-- begin Data excerpts --

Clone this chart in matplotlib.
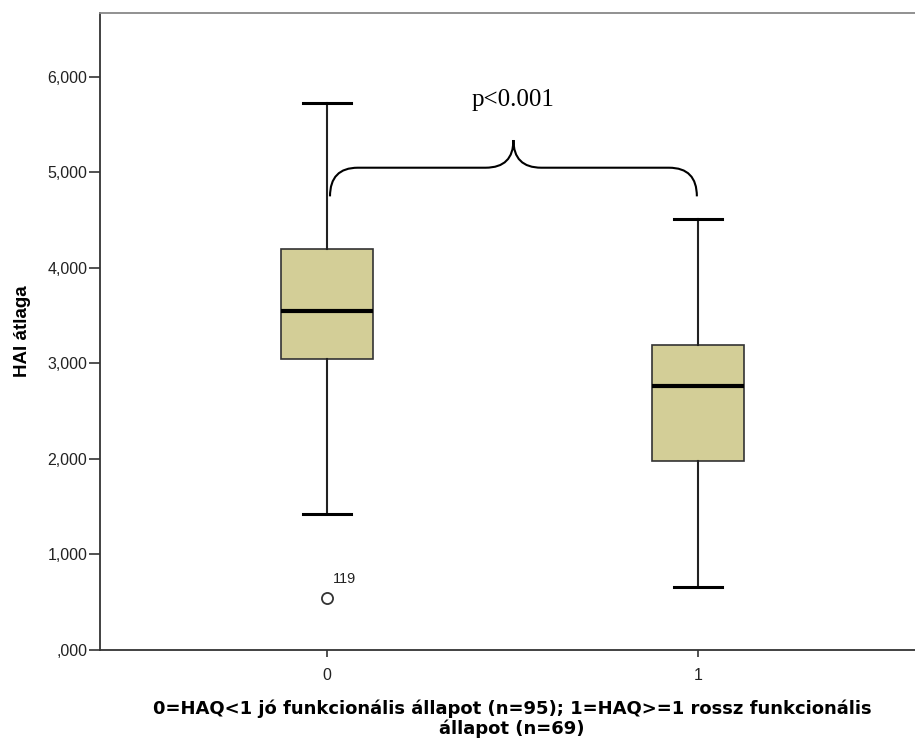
import matplotlib
matplotlib.use("Agg")
import matplotlib.pyplot as plt
from matplotlib.path import Path
from matplotlib.patches import PathPatch

# box plot statistics (HAI átlaga)
groups = ["0", "1"]
q1 = [3.05, 1.98]
median = [3.55, 2.76]
q3 = [4.20, 3.19]
whisker_low = [1.42, 0.66]
whisker_high = [5.73, 4.51]
outliers = [[0.545], []]
outlier_ids = [["119"], []]
yticks = [0, 1, 2, 3, 4, 5, 6]
ytick_labels = [",000", "1,000", "2,000", "3,000", "4,000", "5,000", "6,000"]
p_text = "p<0.001"

box_color = "#d3ce97"

fig = plt.figure(figsize=(9.15, 7.4), dpi=100)
ax = fig.add_axes([100 / 915, 1 - 650 / 740, 1 - 100 / 915, (650 - 13) / 740])

stats = []
for i in range(len(groups)):
    stats.append({"q1": q1[i], "med": median[i], "q3": q3[i],
                  "whislo": whisker_low[i], "whishi": whisker_high[i],
                  "fliers": outliers[i], "label": groups[i]})

positions = list(range(len(groups)))
ax.bxp(stats, positions=positions, widths=0.25, patch_artist=True,
       capwidths=0.127,
       boxprops=dict(facecolor=box_color, edgecolor="#333333", linewidth=1.2),
       medianprops=dict(color="black", linewidth=3),
       whiskerprops=dict(color="#222222", linewidth=1.5),
       capprops=dict(color="black", linewidth=2.2),
       flierprops=dict(marker="o", markerfacecolor="white", markeredgecolor="#333333",
                       markersize=8, markeredgewidth=1.3))

for i in positions:
    for v, lab in zip(outliers[i], outlier_ids[i]):
        ax.text(i + 0.015, v + 0.13, lab, fontsize=10.5, family="Liberation Sans",
                ha="left", va="bottom", color="#222222")

ax.set_xlim(-0.612, 1.585)
ax.set_ylim(0, 6.67)
ax.set_yticks(yticks)
ax.set_yticklabels(ytick_labels, family="Liberation Sans", fontsize=11.5, color="#222222")
ax.set_xticks(positions)
ax.set_xticklabels(groups, family="Liberation Sans", fontsize=11.5, color="#222222")
ax.tick_params(axis="y", length=8, width=1.2, color="#333333", pad=1)
ax.tick_params(axis="x", length=5, width=1.2, color="#333333", pad=8)

for s in ["left", "bottom"]:
    ax.spines[s].set_color("#333333")
    ax.spines[s].set_linewidth(1.3)
ax.spines["top"].set_color("#888888")
ax.spines["top"].set_linewidth(1.3)
ax.spines["right"].set_visible(False)

ax.set_ylabel("HAI átlaga", family="Liberation Sans", fontsize=13.5, fontweight="bold", labelpad=12)
fig.text(512 / 915, 1 - 719 / 740,
         "0=HAQ<1 jó funkcionális állapot (n=95); 1=HAQ>=1 rossz funkcionális\nállapot (n=69)",
         ha="center", va="center", family="DejaVu Sans", fontsize=13,
         fontweight="bold", linespacing=1.12)

# curly brace between the two groups
x0, x1 = positions[0] + 0.008, positions[1] - 0.003
xm = (x0 + x1) / 2
y_end, y_lvl, y_tip = 4.75, 5.05, 5.34
r = 0.075
verts = [(x0, y_end), (x0, y_lvl), (x0 + r, y_lvl),
         (xm - r, y_lvl), (xm, y_lvl), (xm, y_tip),
         (xm, y_lvl), (xm + r, y_lvl),
         (x1 - r, y_lvl), (x1, y_lvl), (x1, y_end)]
codes = [Path.MOVETO, Path.CURVE3, Path.CURVE3,
         Path.LINETO, Path.CURVE3, Path.CURVE3,
         Path.CURVE3, Path.CURVE3,
         Path.LINETO, Path.CURVE3, Path.CURVE3]
ax.add_patch(PathPatch(Path(verts, codes), facecolor="none", edgecolor="black", linewidth=1.5))
ax.text(xm, 5.76, p_text, ha="center", va="center", family="Liberation Serif", fontsize=18)

fig.savefig("out.png", dpi=100)
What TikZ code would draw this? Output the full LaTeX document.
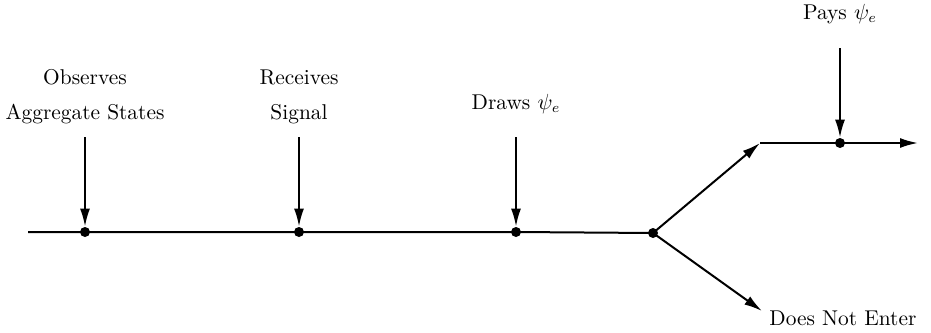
\documentclass[tikz,border=0pt]{standalone}
\usetikzlibrary{arrows.meta}
\begin{document}
\begin{tikzpicture}[x=0.5pt,y=-0.5pt,
  tl/.style={line width=1pt},
  arr/.style={line width=1pt,-{Latex[length=9pt,width=5pt]}},
  dotn/.style={circle,fill=black,inner sep=0pt,minimum size=5pt},
  lbl/.style={align=center,inner sep=0pt,font=\fontsize{10.7pt}{13pt}\selectfont}]
\useasboundingbox (0,0) rectangle (931,332);
% main line points
\coordinate (start) at (28,232);
\node[dotn] (d1) at (85,232) {};
\node[dotn] (d2) at (299,232) {};
\node[dotn] (d3) at (516,232) {};
\node[dotn] (d4) at (653,233) {};
\coordinate (up) at (760,143);
\node[dotn] (d5) at (840,143) {};
\coordinate (endr) at (918,143);
\coordinate (down) at (762,311);
% top of vertical arrows
\coordinate (t1) at (85,137);
\coordinate (t2) at (299,137);
\coordinate (t3) at (516,137);
\coordinate (t5) at (840,48);
% main line
\draw[tl] (start) -- (d1.center) -- (d2.center) -- (d3.center) -- (d4.center);
\draw[arr] (d4.center) -- (up);
\draw[tl] (up) -- (d5.center);
\draw[arr] (d5.center) -- (endr);
\draw[arr] (d4.center) -- (down);
% vertical arrows
\draw[arr] (t1) -- (d1.north);
\draw[arr] (t2) -- (d2.north);
\draw[arr] (t3) -- (d3.north);
\draw[arr] (t5) -- (d5.north);
% labels
\node[lbl] (l1) at (85,97) {Observes\\[4.5pt]Aggregate States};
\node[lbl] (l2) at (299,97) {Receives\\[4.5pt]Signal};
\node[lbl] (l3) at (516,104) {Draws $\psi_e$};
\node[lbl] (l5) at (840,14) {Pays $\psi_e$};
\node[lbl,anchor=west] (l6) at (769,318) {Does Not Enter};
\end{tikzpicture}
\end{document}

-- end Data excerpts --

Transcribe the listing in full and omit the pictures.

Clone this chart in matplotlib.
import matplotlib
matplotlib.use("Agg")
import matplotlib.pyplot as plt
from matplotlib.path import Path
from matplotlib.patches import PathPatch

# box plot statistics (HAI átlaga)
groups = ["0", "1"]
q1 = [3.05, 1.98]
median = [3.55, 2.76]
q3 = [4.20, 3.19]
whisker_low = [1.42, 0.66]
whisker_high = [5.73, 4.51]
outliers = [[0.545], []]
outlier_ids = [["119"], []]
yticks = [0, 1, 2, 3, 4, 5, 6]
ytick_labels = [",000", "1,000", "2,000", "3,000", "4,000", "5,000", "6,000"]
p_text = "p<0.001"

box_color = "#d3ce97"

fig = plt.figure(figsize=(9.15, 7.4), dpi=100)
ax = fig.add_axes([100 / 915, 1 - 650 / 740, 1 - 100 / 915, (650 - 13) / 740])

stats = []
for i in range(len(groups)):
    stats.append({"q1": q1[i], "med": median[i], "q3": q3[i],
                  "whislo": whisker_low[i], "whishi": whisker_high[i],
                  "fliers": outliers[i], "label": groups[i]})

positions = list(range(len(groups)))
ax.bxp(stats, positions=positions, widths=0.25, patch_artist=True,
       capwidths=0.127,
       boxprops=dict(facecolor=box_color, edgecolor="#333333", linewidth=1.2),
       medianprops=dict(color="black", linewidth=3),
       whiskerprops=dict(color="#222222", linewidth=1.5),
       capprops=dict(color="black", linewidth=2.2),
       flierprops=dict(marker="o", markerfacecolor="white", markeredgecolor="#333333",
                       markersize=8, markeredgewidth=1.3))

for i in positions:
    for v, lab in zip(outliers[i], outlier_ids[i]):
        ax.text(i + 0.015, v + 0.13, lab, fontsize=10.5, family="Liberation Sans",
                ha="left", va="bottom", color="#222222")

ax.set_xlim(-0.612, 1.585)
ax.set_ylim(0, 6.67)
ax.set_yticks(yticks)
ax.set_yticklabels(ytick_labels, family="Liberation Sans", fontsize=11.5, color="#222222")
ax.set_xticks(positions)
ax.set_xticklabels(groups, family="Liberation Sans", fontsize=11.5, color="#222222")
ax.tick_params(axis="y", length=8, width=1.2, color="#333333", pad=1)
ax.tick_params(axis="x", length=5, width=1.2, color="#333333", pad=8)

for s in ["left", "bottom"]:
    ax.spines[s].set_color("#333333")
    ax.spines[s].set_linewidth(1.3)
ax.spines["top"].set_color("#888888")
ax.spines["top"].set_linewidth(1.3)
ax.spines["right"].set_visible(False)

ax.set_ylabel("HAI átlaga", family="Liberation Sans", fontsize=13.5, fontweight="bold", labelpad=12)
fig.text(512 / 915, 1 - 719 / 740,
         "0=HAQ<1 jó funkcionális állapot (n=95); 1=HAQ>=1 rossz funkcionális\nállapot (n=69)",
         ha="center", va="center", family="DejaVu Sans", fontsize=13,
         fontweight="bold", linespacing=1.12)

# curly brace between the two groups
x0, x1 = positions[0] + 0.008, positions[1] - 0.003
xm = (x0 + x1) / 2
y_end, y_lvl, y_tip = 4.75, 5.05, 5.34
r = 0.075
verts = [(x0, y_end), (x0, y_lvl), (x0 + r, y_lvl),
         (xm - r, y_lvl), (xm, y_lvl), (xm, y_tip),
         (xm, y_lvl), (xm + r, y_lvl),
         (x1 - r, y_lvl), (x1, y_lvl), (x1, y_end)]
codes = [Path.MOVETO, Path.CURVE3, Path.CURVE3,
         Path.LINETO, Path.CURVE3, Path.CURVE3,
         Path.CURVE3, Path.CURVE3,
         Path.LINETO, Path.CURVE3, Path.CURVE3]
ax.add_patch(PathPatch(Path(verts, codes), facecolor="none", edgecolor="black", linewidth=1.5))
ax.text(xm, 5.76, p_text, ha="center", va="center", family="Liberation Serif", fontsize=18)

fig.savefig("out.png", dpi=100)
What TikZ code would draw this? Output the full LaTeX document.
\documentclass[tikz,border=0pt]{standalone}
\usetikzlibrary{arrows.meta}
\begin{document}
\begin{tikzpicture}[x=0.5pt,y=-0.5pt,
  tl/.style={line width=1pt},
  arr/.style={line width=1pt,-{Latex[length=9pt,width=5pt]}},
  dotn/.style={circle,fill=black,inner sep=0pt,minimum size=5pt},
  lbl/.style={align=center,inner sep=0pt,font=\fontsize{10.7pt}{13pt}\selectfont}]
\useasboundingbox (0,0) rectangle (931,332);
% main line points
\coordinate (start) at (28,232);
\node[dotn] (d1) at (85,232) {};
\node[dotn] (d2) at (299,232) {};
\node[dotn] (d3) at (516,232) {};
\node[dotn] (d4) at (653,233) {};
\coordinate (up) at (760,143);
\node[dotn] (d5) at (840,143) {};
\coordinate (endr) at (918,143);
\coordinate (down) at (762,311);
% top of vertical arrows
\coordinate (t1) at (85,137);
\coordinate (t2) at (299,137);
\coordinate (t3) at (516,137);
\coordinate (t5) at (840,48);
% main line
\draw[tl] (start) -- (d1.center) -- (d2.center) -- (d3.center) -- (d4.center);
\draw[arr] (d4.center) -- (up);
\draw[tl] (up) -- (d5.center);
\draw[arr] (d5.center) -- (endr);
\draw[arr] (d4.center) -- (down);
% vertical arrows
\draw[arr] (t1) -- (d1.north);
\draw[arr] (t2) -- (d2.north);
\draw[arr] (t3) -- (d3.north);
\draw[arr] (t5) -- (d5.north);
% labels
\node[lbl] (l1) at (85,97) {Observes\\[4.5pt]Aggregate States};
\node[lbl] (l2) at (299,97) {Receives\\[4.5pt]Signal};
\node[lbl] (l3) at (516,104) {Draws $\psi_e$};
\node[lbl] (l5) at (840,14) {Pays $\psi_e$};
\node[lbl,anchor=west] (l6) at (769,318) {Does Not Enter};
\end{tikzpicture}
\end{document}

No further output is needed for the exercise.